As I further think through some of the potential arguments against buying an individual Treasury over TLT, an additional one (besides the ones outlined above) might be that with TLT, investors could sell covered calls against the position. While I generally don't find the call premiums on TLT to be all that impressive, there may be some investors for whom writing covered calls is simply a must. For those investors, I offer two alternatives, which could be paired with a position in an individual Treasury bond.
First, if you have the option trading authority to write naked calls, you could write a "naked" call on TLT and simultaneously buy a much further out-of-the-money call to limit your margin requirement on the position. I put the word naked in parentheses for the following reason: Even though your broker may view calls you write on TLT as being uncovered (naked), if you own an individual Treasury in the same portfolio, you essentially have the position covered.
Second, if you do not have the option trading authority to write naked calls, the other possibility is to sell puts against the ProShares UltraShort 20+ Year Treasury (TBT). By selling puts against TBT, you are agreeing to get long TBT (hence short Treasuries) at a strike price of your choosing. For taking the risk of being assigned shares of TBT, you are paid a premium. Think of this premium in the same way you would the premium on a call option for TLT. If you sold a call on TLT, you would also be agreeing to get short Treasuries (or sell your long Treasury position) and be paid a premium for that. Essentially, you've built the same position by getting long an individual Treasury bond and short TBT puts as you would have with a long TLT and short TLT calls position.

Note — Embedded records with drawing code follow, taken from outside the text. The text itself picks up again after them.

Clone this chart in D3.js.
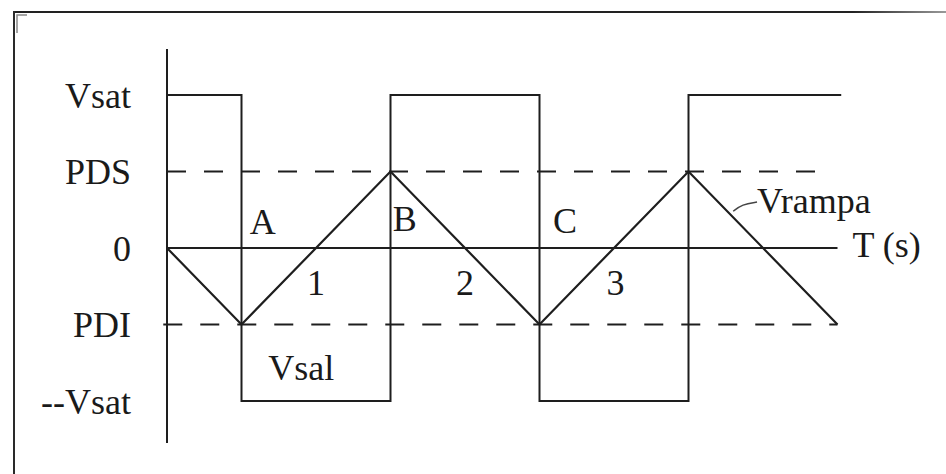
<!DOCTYPE html>
<html>
<head>
<meta charset="utf-8">
<script src="https://cdn.jsdelivr.net/npm/d3@7"></script>
<style>
  body { margin: 0; background: #fff; }
  svg text { font-family: "Liberation Serif", "Times New Roman", serif; fill: #1a1a1a; }
</style>
</head>
<body>
<div id="chart"></div>
<script>
// ---------------- data (time units, voltage units) ----------------
const levelValues = [2, 1, 0, -1, -2];
const levelLabels = ["Vsat", "PDS", "0", "PDI", "--Vsat"];

// square output (Vsal)
const squareT = [0, 1, 1, 3, 3, 5, 5, 7, 7, 9.05];
const squareV = [2, 2, -2, -2, 2, 2, -2, -2, 2, 2];

// ramp (Vrampa)
const rampT = [0, 1, 3, 5, 7, 9];
const rampV = [0, -1, 1, -1, 1, -1];

// threshold lines
const thresholds = [{v: 1, t0: 0, t1: 8.88}, {v: -1, t0: -0.05, t1: 9}];

// point and region labels
const pointLabels = [
  {text: "A", t: 1.11, v: 0.18, anchor: "start"},
  {text: "B", t: 3.03, v: 0.22, anchor: "start"},
  {text: "C", t: 5.18, v: 0.2, anchor: "start"},
  {text: "1", t: 2.0, v: -0.62, anchor: "middle"},
  {text: "2", t: 4.0, v: -0.62, anchor: "middle"},
  {text: "3", t: 6.02, v: -0.62, anchor: "middle"},
  {text: "Vsal", t: 1.36, v: -1.73, anchor: "start"},
  {text: "Vrampa", t: 7.92, v: 0.46, anchor: "start"},
  {text: "T (s)", t: 9.2, v: -0.12, anchor: "start"}
];
const leaderT = [7.6, 7.72, 7.92];
const leaderV = [0.48, 0.57, 0.6];

// ---------------- svg ----------------
const width = 946, height = 474;
const svg = d3.select("#chart").append("svg")
    .attr("width", width)
    .attr("height", height);

const x = d3.scaleLinear().domain([0, 9]).range([167, 837.5]);
const y = d3.scaleLinear().domain([-2, 2]).range([401, 95]);

const ink = "#1e1e1e";

// frame of the scan (top edge fades out to the right)
const grad = svg.append("defs").append("linearGradient")
    .attr("id", "fade").attr("gradientUnits", "userSpaceOnUse")
    .attr("x1", 13).attr("x2", width).attr("y1", 0).attr("y2", 0);
grad.append("stop").attr("offset", 0.9).attr("stop-color", "#222");
grad.append("stop").attr("offset", 1).attr("stop-color", "#999");

svg.append("line").attr("x1", 13).attr("x2", width).attr("y1", 12).attr("y2", 12)
    .attr("stroke", "url(#fade)").attr("stroke-width", 2);
svg.append("line").attr("x1", 14).attr("x2", 14).attr("y1", 11).attr("y2", height)
    .attr("stroke", "#2a2a2a").attr("stroke-width", 2);
svg.append("path").attr("d", "M17,33V15H27")
    .attr("fill", "none").attr("stroke", "#888").attr("stroke-width", 1.5);

// vertical axis line
svg.append("line")
    .attr("x1", x(0)).attr("x2", x(0))
    .attr("y1", y(2.6)).attr("y2", y(-2.55))
    .attr("stroke", ink).attr("stroke-width", 2);

// time axis
svg.append("line")
    .attr("x1", x(0)).attr("x2", x(9))
    .attr("y1", y(0)).attr("y2", y(0))
    .attr("stroke", ink).attr("stroke-width", 2);

// level labels
const yAxis = d3.axisLeft(y)
    .tickValues(levelValues)
    .tickFormat((d, i) => levelLabels[i])
    .tickSize(0)
    .tickPadding(36);

svg.append("g")
    .attr("transform", `translate(${x(0)},0)`)
    .call(yAxis)
    .call(g => g.select(".domain").remove())
    .selectAll("text")
    .attr("font-size", 36)
    .attr("font-family", null)
    .attr("fill", null)
    .attr("dy", "0.34em");

// threshold dashed lines
svg.selectAll(".thr")
    .data(thresholds)
    .join("line")
    .attr("class", "thr")
    .attr("x1", d => x(d.t0)).attr("x2", d => x(d.t1))
    .attr("y1", d => y(d.v)).attr("y2", d => y(d.v))
    .attr("stroke", ink).attr("stroke-width", 2)
    .attr("stroke-dasharray", "19,18");

// square wave
const line = d3.line().x(d => x(d[0])).y(d => y(d[1]));
svg.append("path")
    .datum(squareT.map((t, i) => [t, squareV[i]]))
    .attr("d", line)
    .attr("fill", "none").attr("stroke", ink).attr("stroke-width", 2);

// ramp
svg.append("path")
    .datum(rampT.map((t, i) => [t, rampV[i]]))
    .attr("d", line)
    .attr("fill", "none").attr("stroke", ink).attr("stroke-width", 2.2);

// leader for Vrampa
svg.append("path")
    .datum(leaderT.map((t, i) => [t, leaderV[i]]))
    .attr("d", line.curve(d3.curveBasis))
    .attr("fill", "none").attr("stroke", "#444").attr("stroke-width", 1.5);

// labels
svg.selectAll(".lbl")
    .data(pointLabels)
    .join("text")
    .attr("class", "lbl")
    .attr("x", d => x(d.t))
    .attr("y", d => y(d.v))
    .attr("text-anchor", d => d.anchor)
    .attr("font-size", 36)
    .text(d => d.text);
</script>
</body>
</html>
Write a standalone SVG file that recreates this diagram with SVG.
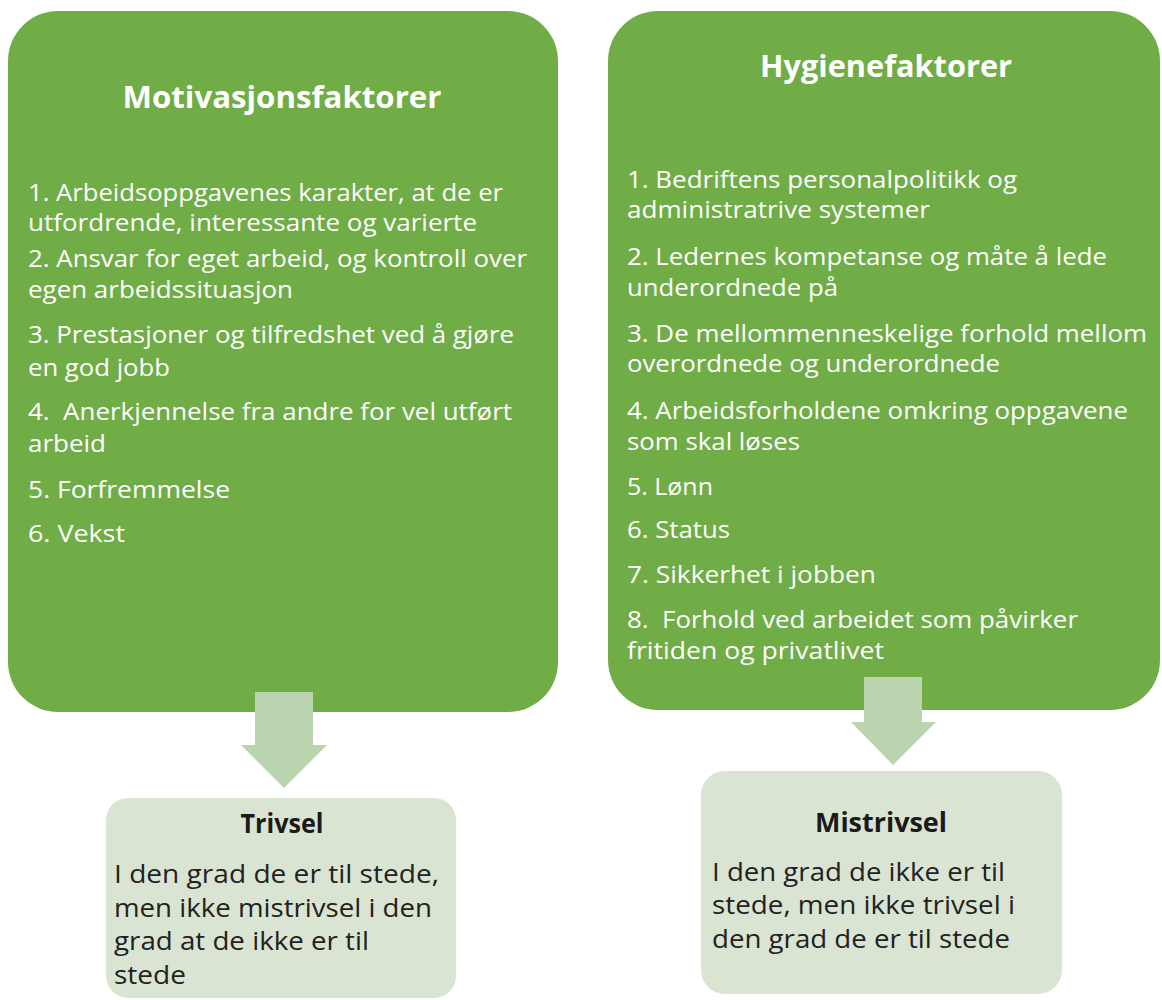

If you like the idea of selling puts on TBT, it is important to understand this quote from ProShares.com regarding TBT:
"This Short ProShares ETF seeks a return that is -2x the return of an index or other benchmark (target) for a single day, as measured from one NAV calculation to the next. Due to the compounding of daily returns, ProShares' returns over periods other than one day will likely differ in amount and possibly direction from the target return for the same period. These effects may be more pronounced in funds with larger or inverse multiples and in funds with volatile benchmarks."
To summarize the quote, when trading TBT, which is a leveraged inverse ETF, be sure to remember that it is designed to track the inverse price performance of long-term Treasury bonds by twice their daily returns. Over time, this ETF will suffer from something known as slippage. For more details on this topic, see ProShares' "The Universal Effects of Compounding and Geared Funds." As a result of the slippage that will befall TBT over time, if you choose to sell puts on that ETF, be sure you stick with expiration dates that are only one to three months forward in time. Also, when choosing your strike price, remember to account for the fact that TBT is a leveraged ETF versus the likely unleveraged long Treasury position you would own.
If I still haven't convinced the Treasury bull that purchasing individual Treasuries would be a better option than purchasing a Treasury ETF such as TLT or IEF, I will further make the case by explaining the benefits a steep yield curve has on individual Treasury securities. If you invest in a fund holding Treasury securities, that fund will hold securities that meet the investment objectives of the fund. If the fund is structured to hold securities with seven to ten years to maturity, for example, the fund will sell the securities around the time they reach seven years to maturity and roll the proceeds into new securities that fit the investment profile of the fund. This means the Treasury ETF investor's position will maintain a relatively constant duration and never be able to fully recognize the benefits of an ultra-steep yield curve. On the other hand, an investor purchasing an individual Treasury security will be able to take advantage of a steep yield curve in a way that Treasury ETF investors will not. Let me provide an example:
Currently, the 11/15/2021 maturing U.S. Treasury note, CUSIP 912828RR3, is yielding 1.594%. The 11/15/2018 maturing U.S. Treasury note, CUSIP 912828JR2, is yielding 0.951%. If you purchase the nine year Treasury today and hold it for three years, assuming no change in the steepness of the yield curve or in yields, that Treasury will become a six year note, yielding 0.951%.
In other words, three years from now, you will not care about what the nine year Treasury is yielding. You will instead care about what the six year Treasury is yielding. Moreover, you will benefit from your original nine year note having dropped in yield by 64.3 basis points (1.594% to 0.951%). This is because your bond will have ridden the yield curve for three years. By riding the yield curve, you will have realized either capital appreciation on top of the interest payments or hedged your position by 64.3 basis points should yields rise. Additionally, the seven to ten year Treasury fund will have dumped that Treasury security long before it turns into a six year note, which means the fund will not have the opportunity to ride the yield curve to the same extent the individual bond holder does.
Naturally, the shape of the yield curve could change over time, and the long-end of the curve will not benefit to the same extent from riding the yield curve as short- and intermediate-term Treasuries will. But I hope my example illustrates yet another benefit of holding individual Treasuries over Treasury funds.
On a closing note, while it may be tempting to attempt to ride the yield curve in corporate bonds (JNK) remember that corporates (LQD) trade at a spread to Treasuries. Any benefit you get from riding the yield curve could be offset by a rise in corporate spreads. The purest way to ride the yield curve is to do so in Treasuries. And that is yet another reason to favor individual Treasury securities over funds such as TLT. Again, while I wouldn't add to my Treasuries position at today's yields, if you are going to do it, be sure to do it right.
Additional disclosure: I am long numerous individual bonds, including Treasuries, investment grade corporates, and non-investment grade corporates.